**SHORT PROBLEM**
Copy out each line in the material below that has the word "this".

(Code that draws figures)
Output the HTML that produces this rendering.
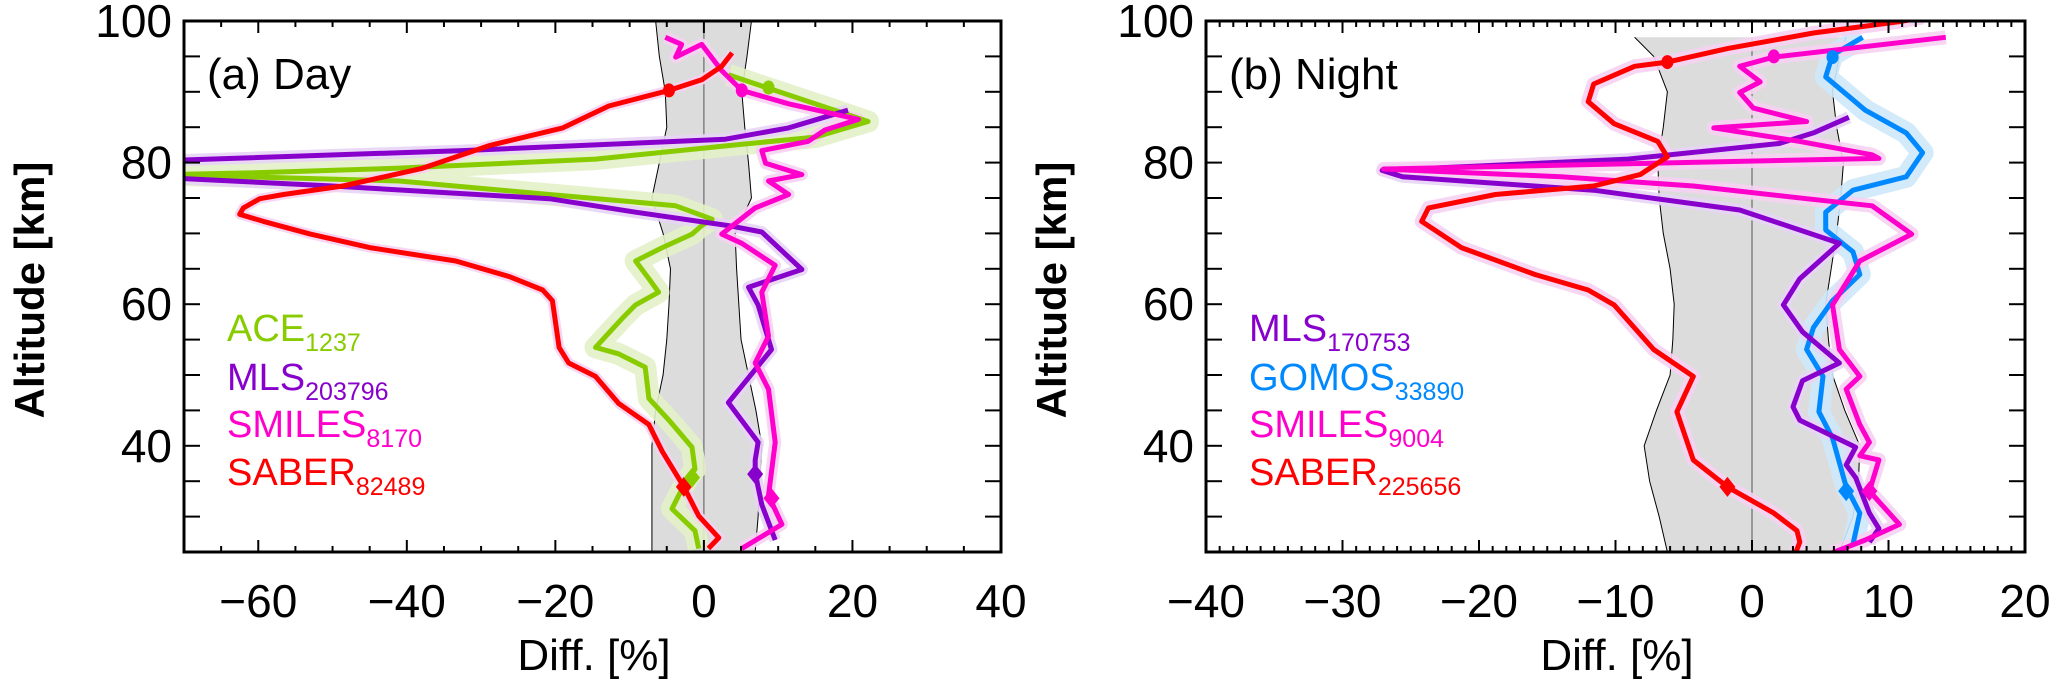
<!DOCTYPE html>
<html><head><meta charset="utf-8"><style>
html,body{margin:0;padding:0;background:#fff}
svg{display:block}
text{font-family:"Liberation Sans",Arial,sans-serif}
</style></head><body>
<svg id="fig" width="2067" height="691" viewBox="0 0 2067 691" xmlns="http://www.w3.org/2000/svg"></svg>
<script>
// ---------- Panel (a) Day data ----------
const dayAltSaber=[25.5,27,30.1,34.2,39.2,43,46,49.8,51.7,53.9,60.5,62,63.9,66.1,68,69.9,71.7,72.7,73.6,74.9,75.5,76.7,79.2,82.4,84.9,88,90.2,91.7,93.6,95.5];
const dayValSaber=[0.6,2,-0.7,-2.7,-5.6,-7.4,-11.5,-14.6,-18.2,-19.5,-20.4,-21.7,-26.2,-33.4,-45,-53,-59.3,-62.5,-62,-59.8,-56.6,-48.6,-37.9,-28.9,-19,-12.8,-4.7,-0.3,2.4,3.8];
const dayAltAce=[92.4,90.5,87.4,85.8,83.6,82.4,80.5,79.2,78.6,78.3,77.4,75.5,74.5,73.9,72,71.1,69.9,68,66.1,63.6,61.7,59.9,58,53.9,53,51.1,46.7,43.6,39.8,36.7,35.5,33,31.1,28,25.5];
const dayValAce=[3.3,8.7,17.6,22.1,15,3.3,-14.6,-41.4,-59.3,-72,-41,-20.8,-10.1,-3.8,1.1,-0.3,-1.6,-5.6,-9.2,-7.4,-6.1,-9.2,-11,-14.6,-11.5,-7.9,-7.4,-4.7,-1.6,-1.2,-2.1,-3.4,-4.3,-1.2,-0.7];
const dayAltMls=[87.4,84.9,83.3,81.7,80.2,78,76.7,74.9,73,71.1,70.2,64.9,62.4,59.9,53.6,46.1,40.5,38,36.1,31.7,26.7];
const dayValMls=[19.4,11.4,2.9,-32.5,-75,-75,-50,-20.8,-9.2,3.3,7.8,13.2,6,7.3,9.1,3.3,7.3,6.9,6.9,7.8,9.6];
const dayAltSmiles=[97.7,96.7,94.9,96.7,93,90.2,88.3,86.1,84.6,83,81.7,79.9,78.3,77.4,75.5,73.6,69.9,68.6,65.5,61.7,55.5,51.7,48,40.5,33,28.9,25.5];
const dayValSmiles=[-5.2,-3,-3.8,-0.3,2.4,5.1,11.4,20.8,16.3,14,7.8,8.3,13.2,8.7,11.4,6.9,2.4,5.1,9.6,7.8,8.7,6.9,8.7,9.6,8.7,10.5,5.1];
const dayBandAlt=[25,30,35,40,45,50,55,60,65,70,75,80,85,90,95,100];
const dayBandLo=[-7,-7,-7,-7,-6.5,-5.5,-5,-4.7,-4.5,-5.5,-7,-6,-5,-5.2,-6,-6.5];
const dayBandHi=[6.9,7.3,7.5,7.8,7,6,5,4.7,4.4,4.2,6.4,6,5.5,5.1,5.8,6.4];
const dayMarkCircle=[[90.2,-4.7,'#ff0000'],[90.2,5.1,'#ff00cc'],[90.6,8.7,'#88cc00']];
const dayMarkDiamond=[[34.2,-2.7,'#ff0000'],[35.5,-1.6,'#88cc00'],[36,6.9,'#8800cc'],[32.6,9.1,'#ff00cc']];

// ---------- Panel (b) Night data ----------
const nAltSaber=[24.9,26.4,28,30.5,34.2,38,44.8,49.8,53.6,59.9,62,64.2,68,71.7,73.6,75.5,76.7,78.3,80.8,83,85.5,88.6,91.1,93.6,94.2,96.1,98.3,99.9,100.5];
const nValSaber=[3.2,3.5,3.3,1.6,-1.8,-4.3,-5.5,-4.3,-7.2,-10.1,-12,-15.9,-21.3,-24.2,-23.7,-18.8,-11.6,-8.2,-6.2,-6.9,-10.1,-12,-11.6,-8.6,-6.2,-1.8,4.5,10.8,12.5];
const nAltMls=[86.4,84.2,82.7,80.5,78.9,78,76.1,73.3,68.6,63.6,59.9,56.1,51.7,49.2,45.5,43.6,39.8,37.3,35.5,30.5,28.3,26.4];
const nValMls=[7.1,4.5,2,-9.1,-27.1,-25.6,-11.6,-0.9,6.4,3.5,2.3,3.7,6.4,3.7,3,3.5,7.6,6.9,7.6,8.6,9.3,8.6];
const nAltGomos=[97.7,95.2,92.1,87.4,84.2,81.4,78,76.1,73,70.5,67.4,64.2,60.5,56.7,53.6,49.8,44.8,41.1,34.2,30.5,26.1];
const nValGomos=[8.1,5.9,5.4,8.3,11.3,12.5,11.3,7.4,5.4,5.4,7.4,7.9,5.9,4.5,4,5.2,4.9,5.9,6.9,7.9,7.4];
const nAltSmiles=[97.7,94.9,93.6,91.4,89.9,87.7,85.8,84.9,83,81.1,80.6,79.1,78,76.7,74.9,73.9,69.9,66.1,63,59.9,53.6,49.8,48,43,40.5,38.6,38,33.6,28.9,26.7,24.9];
const nValSmiles=[14.2,1.6,-0.9,0.6,-0.9,0.1,4,-2.8,3.5,8.8,9.3,-27,-14,-4.3,4,8.8,11.7,7.9,6.9,5.9,6.4,7.9,6.9,7.9,8.6,7.9,9.3,8.6,10.8,8.3,5.9];
const nBandAlt=[25,30,35,40,45,50,55,60,65,70,75,80,85,90,95,97.7];
const nBandLo=[-6.2,-6.8,-7.5,-7.9,-7,-6,-5.8,-5.7,-6,-6.5,-6.8,-6.9,-6.5,-6.2,-7.2,-8.6];
const nBandHi=[6.4,7.4,7.8,7.9,6.8,5.9,5.6,5.4,5.8,6.2,6.5,6.7,6.2,5.9,6.4,6.9];
const nMarkCircle=[[94.2,-6.2,'#ff0000'],[95,1.6,'#ff00cc'],[94.9,5.9,'#0088ff']];
const nMarkDiamond=[[34.2,-1.8,'#ff0000'],[33.6,6.9,'#0088ff'],[33.6,8.6,'#ff00cc']];

const NS='http://www.w3.org/2000/svg';
const svg=document.getElementById('fig');
function mk(tag,attrs,parent){const e=document.createElementNS(NS,tag);for(const k in attrs)e.setAttribute(k,attrs[k]);(parent||svg).appendChild(e);return e;}

const TOP=21,BOT=552,AMIN=25,AMAX=100;
function yS(a){return BOT-(a-AMIN)/(AMAX-AMIN)*(BOT-TOP);}

function panel(P){
  const xS=v=>P.L+(v-P.xmin)/(P.xmax-P.xmin)*(P.R-P.L);
  const g=mk('g',{});
  
  
  const cid='clip'+P.id;
  const cp=mk('clipPath',{id:cid},g);mk('rect',{x:P.L,y:TOP,width:P.R-P.L,height:BOT-TOP},cp);
  const pg=mk('g',{'clip-path':'url(#'+cid+')'},g);
  let d='';
  P.bandAlt.forEach((a,i)=>{d+=(i?'L':'M')+xS(P.bandLo[i])+','+yS(a);});
  for(let i=P.bandAlt.length-1;i>=0;i--)d+='L'+xS(P.bandHi[i])+','+yS(P.bandAlt[i]);
  const band=mk('path',{d:d+'Z',fill:'#dcdcdc',stroke:'none'},pg);
  
  
  ['bandLo','bandHi'].forEach(k=>{let dd='';P.bandAlt.forEach((a,i)=>{dd+=(i?'L':'M')+xS(P[k][i])+','+yS(a);});mk('path',{d:dd,fill:'none',stroke:'#000','stroke-width':1},pg);});
  const zl=mk('line',{x1:xS(0),x2:xS(0),y1:yS(P.bandAlt[P.bandAlt.length-1]),y2:BOT,stroke:'#555','stroke-width':1},pg);
  
  
  P.series.forEach(s=>{
    let p='';s.alt.forEach((a,i)=>{p+=(i?'L':'M')+xS(s.val[i]).toFixed(1)+','+yS(a).toFixed(1);});
    mk('path',{d:p,fill:'none',stroke:s.band,'stroke-width':s.bw,'stroke-linejoin':'round','stroke-opacity':0.9},pg);
  });
  P.series.forEach(s=>{
    let p='';s.alt.forEach((a,i)=>{p+=(i?'L':'M')+xS(s.val[i]).toFixed(1)+','+yS(a).toFixed(1);});
    const ln=mk('path',{d:p,fill:'none',stroke:s.color,'stroke-width':5,'stroke-linejoin':'round'},pg);
    
    
  });
  P.circles.forEach(m=>{const c=mk('ellipse',{cx:xS(m[1]),cy:yS(m[0]),rx:6,ry:7,fill:m[2]},pg);
    
    });
  P.diamonds.forEach(m=>{const x=xS(m[1]),y=yS(m[0]);const dm=mk('path',{d:`M${x},${y-10}L${x+8},${y}L${x},${y+10}L${x-8},${y}Z`,fill:m[2]},pg);
    
    });
  for(let v=P.xmin;v<=P.xmax+1e-6;v+=P.minor){
    const isMaj=Math.abs(v/P.major-Math.round(v/P.major))<1e-6;const len=isMaj?12:6;const x=xS(v);
    mk('line',{x1:x,x2:x,y1:BOT,y2:BOT-len,stroke:'#000','stroke-width':2},g);
    mk('line',{x1:x,x2:x,y1:TOP,y2:TOP+len,stroke:'#000','stroke-width':2},g);
  }
  for(let a=30;a<100;a+=5){const y=yS(a);
    mk('line',{x1:P.L,x2:P.L+16,y1:y,y2:y,stroke:'#000','stroke-width':2},g);
    mk('line',{x1:P.R,x2:P.R-16,y1:y,y2:y,stroke:'#000','stroke-width':2},g);}
  const fr=mk('rect',{x:P.L,y:TOP,width:P.R-P.L,height:BOT-TOP,fill:'none',stroke:'#000','stroke-width':3},g);
  
  
  P.xticks.forEach(v=>{const t=mk('text',{x:xS(v),y:617,'font-size':46,'text-anchor':'middle'},g);t.textContent=(v<0?'\u2212'+(-v):v);
    
    });
  [40,60,80,100].forEach(a=>{const t=mk('text',{x:P.L-12,y:yS(a)+16,'font-size':46,'text-anchor':'end'},g);t.textContent=a;
    
    });
  const xt=mk('text',{x:P.xTitle,y:670,'font-size':44,'text-anchor':'middle'},g);xt.textContent='Diff. [%]';
  
  
  const yt=mk('text',{x:0,y:0,'font-size':42,'font-weight':'bold','text-anchor':'middle',transform:`translate(${P.L-140},290) rotate(-90)`},g);yt.textContent='Altitude [km]';
  
  
  const pt=mk('text',{x:P.L+23,y:89,'font-size':44},g);pt.textContent=P.title;
  
  
  P.legend.forEach((l,i)=>{
    const t=mk('text',{x:P.L+P.legX,y:l.y,'font-size':38,fill:l.color},g);
    
    
    t.textContent=l.name;
    const s=mk('tspan',{'font-size':25,dy:10},t);s.textContent=l.n;
  });
}

const pink='#f6d2f2';
panel({id:'a',name:'day-panel',L:184,R:1001,xmin:-70,xmax:40,minor:5,major:20,xticks:[-60,-40,-20,0,20,40],xTitle:594,title:'(a) Day',legX:43,
  bandAlt:dayBandAlt,bandLo:dayBandLo,bandHi:dayBandHi,
  series:[
    {key:'ace',alt:dayAltAce,val:dayValAce,color:'#88cc00',band:'#e3f0c8',bw:22},
    {key:'mls',alt:dayAltMls,val:dayValMls,color:'#8800cc',band:'#e8d4f6',bw:12},
    {key:'smiles',alt:dayAltSmiles,val:dayValSmiles,color:'#ff00cc',band:pink,bw:12},
    {key:'saber',alt:dayAltSaber,val:dayValSaber,color:'#ff0000',band:pink,bw:10}],
  circles:dayMarkCircle,diamonds:dayMarkDiamond,
  legend:[{name:'ACE',n:'1237',color:'#88cc00',y:341},{name:'MLS',n:'203796',color:'#8800cc',y:390},{name:'SMILES',n:'8170',color:'#ff00cc',y:437},{name:'SABER',n:'82489',color:'#ff0000',y:485}]});
panel({id:'b',name:'night-panel',L:1206,R:2025,xmin:-40,xmax:20,minor:1,major:10,xticks:[-40,-30,-20,-10,0,10,20],xTitle:1617,title:'(b) Night',legX:43,
  bandAlt:nBandAlt,bandLo:nBandLo,bandHi:nBandHi,
  series:[
    {key:'gomos',alt:nAltGomos,val:nValGomos,color:'#0088ff',band:'#cde8fa',bw:22},
    {key:'mls',alt:nAltMls,val:nValMls,color:'#8800cc',band:'#e8d4f6',bw:12},
    {key:'smiles',alt:nAltSmiles,val:nValSmiles,color:'#ff00cc',band:pink,bw:14},
    {key:'saber',alt:nAltSaber,val:nValSaber,color:'#ff0000',band:pink,bw:14}],
  circles:nMarkCircle,diamonds:nMarkDiamond,
  legend:[{name:'MLS',n:'170753',color:'#8800cc',y:341},{name:'GOMOS',n:'33890',color:'#0088ff',y:390},{name:'SMILES',n:'9004',color:'#ff00cc',y:437},{name:'SABER',n:'225656',color:'#ff0000',y:485}]});
</script>
</body></html>
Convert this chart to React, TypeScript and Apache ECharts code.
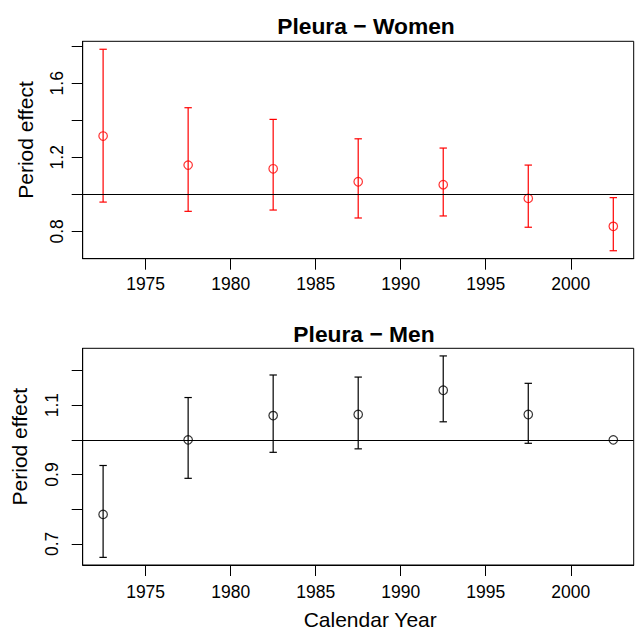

**RESULT**
Output the HTML that produces this rendering.
Convert this chart to React, TypeScript and Apache ECharts code.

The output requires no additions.